> _Your goal_: In the entries below, repeat only the lines between those holding "Generate a LaTeX" and "(10,5) -- (983,5);", inclusive. Leave pictures out.

# Start of Record set

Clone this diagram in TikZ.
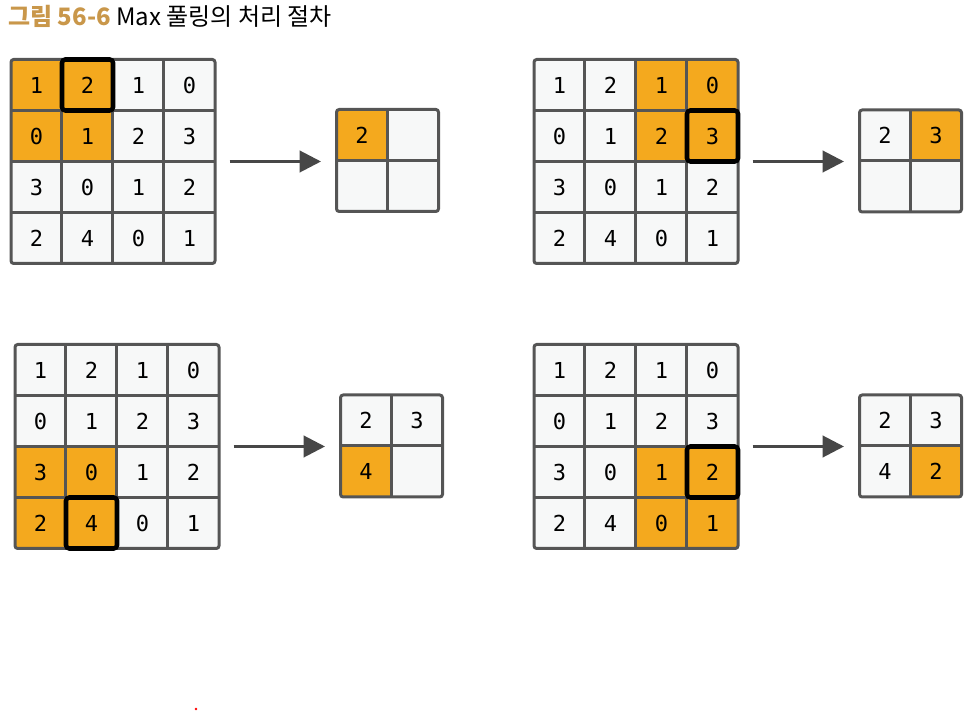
\documentclass[tikz,border=0pt]{standalone}
\usepackage{fontspec}
\setmonofont{DejaVu Sans Mono}
\newfontfamily\kfont{Noto Sans CJK KR}
\usetikzlibrary{arrows.meta,calc}
\definecolor{cor}{HTML}{F4A91E}
\definecolor{ccell}{HTML}{F7F8F8}
\definecolor{cline}{HTML}{555555}
\definecolor{carrow}{HTML}{474747}
\definecolor{ctitle}{HTML}{C9974A}
\tikzset{
  cellbox/.style={minimum size=38.25pt, inner sep=0pt, font=\ttfamily\fontsize{16.5}{16.5}\selectfont},
  gridline/.style={draw=cline, line width=2.25pt},
  gridframe/.style={draw=cline, line width=2.25pt, rounded corners=2pt, minimum size=153pt, inner sep=0pt},
  poolframe/.style={gridframe, minimum size=76.5pt},
  selbox/.style={draw=black, line width=3.4pt, rounded corners=2.5pt, minimum size=38.25pt, inner sep=0pt},
  flow/.style={-{Triangle[length=16pt,width=16pt]}, draw=carrow, line width=2.25pt, shorten <=9.75pt, shorten >=10.5pt},
}
% #1 name, #2 x, #3 y, #4 orange row, #5 orange col, #6 box row, #7 box col
\newcommand\biggrid[7]{%
  \foreach \ri in {0,...,3}{\foreach \ci in {0,...,3}{%
    \pgfmathtruncatemacro\vv{{1,2,1,0,0,1,2,3,3,0,1,2,2,4,0,1}[4*\ri+\ci]}%
    \pgfmathtruncatemacro\isor{and(and(\ri>#4-1,\ri<#4+2),and(\ci>#5-1,\ci<#5+2))}%
    \ifnum\isor=1 \def\fc{cor}\else\def\fc{ccell}\fi
    \node[cellbox, fill=\fc] (#1-\ri-\ci) at ({#2+(\ci-1.5)*51},{#3+(\ri-1.5)*51}) {\vv};
  }}
  \foreach \k in {1,2,3}{%
    \draw[gridline] (#1-0-\k.north west) -- (#1-3-\k.south west);
    \draw[gridline] (#1-\k-0.north west) -- (#1-\k-3.north east);
  }
  \node[gridframe] (#1) at (#2,#3) {};
  \node[selbox] (#1-sel) at (#1-#6-#7) {};
}
% #1 name, #2 x, #3 y, #4-#7 values, #8 orange row, #9 orange col
\newcommand\smallgrid[9]{%
  \foreach \ri/\ci/\vv in {0/0/{#4},0/1/{#5},1/0/{#6},1/1/{#7}}{%
    \pgfmathtruncatemacro\isor{and(\ri==#8,\ci==#9)}%
    \ifnum\isor=1 \def\fc{cor}\else\def\fc{ccell}\fi
    \node[cellbox, fill=\fc] (#1-\ri-\ci) at ({#2+(\ci-0.5)*51},{#3+(\ri-0.5)*51}) {\vv};
  }
  \draw[gridline] (#1-0-1.north west) -- (#1-1-1.south west);
  \draw[gridline] (#1-1-0.north west) -- (#1-1-1.north east);
  \node[poolframe] (#1) at (#2,#3) {};
}
\begin{document}
\begin{tikzpicture}[x=0.75pt,y=-0.75pt]
\useasboundingbox (0,0) rectangle (972,712);
\node[anchor=base west, inner sep=0pt, font=\kfont\fontsize{18}{20}\selectfont] (title) at (8,26)
  {\textcolor{ctitle}{\bfseries 그림 56-6} Max 풀링의 처리 절차};

\biggrid{G1}{113}{161.5}{0}{0}{0}{1}
\smallgrid{P1}{387.5}{160.5}{2}{}{}{}{0}{0}
\draw[flow] (G1.east) -- (G1.east -| P1.west);

\biggrid{G2}{636}{161.5}{0}{2}{1}{3}
\smallgrid{P2}{910.5}{161}{2}{3}{}{}{0}{1}
\draw[flow] (G2.east) -- (G2.east -| P2.west);

\biggrid{G3}{117}{446.5}{2}{0}{3}{1}
\smallgrid{P3}{391.5}{446}{2}{3}{4}{}{1}{0}
\draw[flow] (G3.east) -- (G3.east -| P3.west);

\biggrid{G4}{636}{446.5}{2}{2}{2}{3}
\smallgrid{P4}{910.5}{446}{2}{3}{4}{2}{1}{1}
\draw[flow] (G4.east) -- (G4.east -| P4.west);

\node[circle, fill=red, inner sep=0pt, minimum size=2.2pt] (dot) at (196,709) {};
\end{tikzpicture}
\end{document}
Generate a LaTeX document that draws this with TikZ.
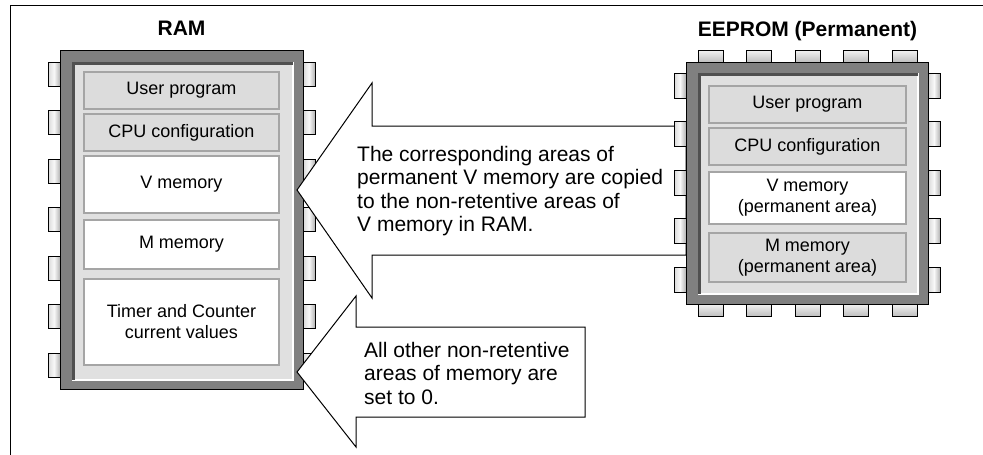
\documentclass[tikz,border=0pt]{standalone}
\usepackage{fontspec}
\setmainfont{Liberation Sans}
\definecolor{chipgray}{RGB}{128,128,128}
\definecolor{panelgray}{RGB}{224,224,224}
\definecolor{shadowgray}{RGB}{80,80,80}
\definecolor{boxgray}{RGB}{220,220,220}
\definecolor{boxborder}{RGB}{165,165,165}
\begin{document}
\begin{tikzpicture}[x=1pt,y=-1pt,line join=miter,
  chipbody/.style={draw=black,line width=1pt,fill=chipgray},
  hpin/.style={draw=black,line width=0.8pt,left color=gray!30,right color=gray!60,middle color=white!95!gray},
  vpin/.style={draw=black,line width=0.8pt,top color=white!90!gray,bottom color=gray!50},
  membox/.style={draw=boxborder,line width=2pt,inner sep=0pt,align=center,font=\fontsize{18}{21}\selectfont},
  bigarrow/.style={draw=black,fill=white,line width=1pt},
  arrowtext/.style={anchor=base west,align=left,inner sep=0pt,font=\fontsize{21}{23.5}\selectfont},
  title/.style={anchor=base,inner sep=0pt,font=\bfseries\fontsize{21}{24}\selectfont}]
\useasboundingbox (0,0) rectangle (983,455);
% frame
\draw[line width=1pt] (10,455) -- (10,5) -- (983,5);

% ---------------- RAM chip
\node[title] (ramtitle) at (181.5,35) {RAM};
\foreach \i in {0,...,6}{
  \path[hpin] (48,62+48.5*\i) rectangle (60,86+48.5*\i);
  \path[hpin] (303,62+48.5*\i) rectangle (315,86+48.5*\i);
}
\path[chipbody] (60,50) rectangle (303,389);
\fill[panelgray] (72,62) rectangle (293,380);
\draw[white,line width=2pt] (72,380) -- (293,380) -- (293,62);
\draw[shadowgray,line width=3pt] (73.5,380) -- (73.5,63.5) -- (293,63.5);
\node[membox,fill=boxgray,minimum width=195pt,minimum height=37pt] (r1) at (181.5,90.5) {User program};
\node[membox,fill=boxgray,minimum width=195pt,minimum height=37pt] (r2) at (181.5,132.5) {CPU configuration};
\node[membox,fill=white,minimum width=195pt,minimum height=57pt] (r3) at (181.5,184.5) {V memory};
\node[membox,fill=white,minimum width=195pt,minimum height=49pt] (r4) at (181.5,244.5) {M memory};
\node[membox,fill=white,minimum width=195pt,minimum height=86pt] (r5) at (181.5,322) {Timer and Counter\\current values};

% ---------------- arrow 1 (under EEPROM pins)
\path[bigarrow] (297,190) -- (372,83) -- (372,126) -- (686,126) -- (686,255) -- (372,255) -- (372,298) -- cycle;
\node[arrowtext] (t1) at (357,231.5) {The corresponding areas of\\permanent V memory are copied\\to the non-retentive areas of\\V memory in RAM.};

% ---------------- arrow 2
\path[bigarrow] (297,372) -- (356,296) -- (356,327) -- (585,327) -- (585,417) -- (356,417) -- (356,447) -- cycle;
\node[arrowtext] (t2) at (364,404) {All other non-retentive\\areas of memory are\\set to 0.};

% ---------------- EEPROM chip
\node[title] (eetitle) at (807.5,36) {EEPROM (Permanent)};
\foreach \i in {0,...,4}{
  \path[vpin] (698+48.5*\i,50) rectangle (723+48.5*\i,62);
  \path[vpin] (698+48.5*\i,304) rectangle (723+48.5*\i,316);
  \path[hpin] (674,73+48.5*\i) rectangle (686,98+48.5*\i);
  \path[hpin] (928,73+48.5*\i) rectangle (940,98+48.5*\i);
}
\path[chipbody] (686,62) rectangle (928,304);
\fill[panelgray] (698,73) rectangle (918,294);
\draw[white,line width=2pt] (698,294) -- (918,294) -- (918,73);
\draw[shadowgray,line width=3pt] (699.5,294) -- (699.5,74.5) -- (918,74.5);
\node[membox,fill=boxgray,minimum width=197pt,minimum height=37pt] (e1) at (807.5,104.5) {User program};
\node[membox,fill=boxgray,minimum width=197pt,minimum height=37pt] (e2) at (807.5,146.5) {CPU configuration};
\node[membox,fill=white,minimum width=197pt,minimum height=52pt] (e3) at (807.5,198) {V memory\\(permanent area)};
\node[membox,fill=boxgray,minimum width=197pt,minimum height=49pt] (e4) at (807.5,257.5) {M memory\\(permanent area)};
\end{tikzpicture}
\end{document}
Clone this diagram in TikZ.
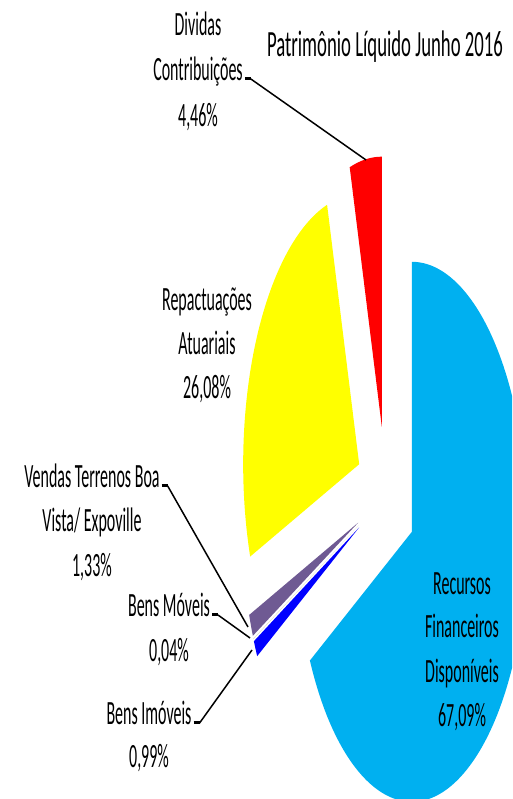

# End of Record set

> _Final result_:
Generate a LaTeX document that draws this with TikZ.
\documentclass[tikz,border=0pt]{standalone}
\usepackage{fontspec}
\setmainfont{Liberation Sans}
\definecolor{chipgray}{RGB}{128,128,128}
\definecolor{panelgray}{RGB}{224,224,224}
\definecolor{shadowgray}{RGB}{80,80,80}
\definecolor{boxgray}{RGB}{220,220,220}
\definecolor{boxborder}{RGB}{165,165,165}
\begin{document}
\begin{tikzpicture}[x=1pt,y=-1pt,line join=miter,
  chipbody/.style={draw=black,line width=1pt,fill=chipgray},
  hpin/.style={draw=black,line width=0.8pt,left color=gray!30,right color=gray!60,middle color=white!95!gray},
  vpin/.style={draw=black,line width=0.8pt,top color=white!90!gray,bottom color=gray!50},
  membox/.style={draw=boxborder,line width=2pt,inner sep=0pt,align=center,font=\fontsize{18}{21}\selectfont},
  bigarrow/.style={draw=black,fill=white,line width=1pt},
  arrowtext/.style={anchor=base west,align=left,inner sep=0pt,font=\fontsize{21}{23.5}\selectfont},
  title/.style={anchor=base,inner sep=0pt,font=\bfseries\fontsize{21}{24}\selectfont}]
\useasboundingbox (0,0) rectangle (983,455);
% frame
\draw[line width=1pt] (10,455) -- (10,5) -- (983,5);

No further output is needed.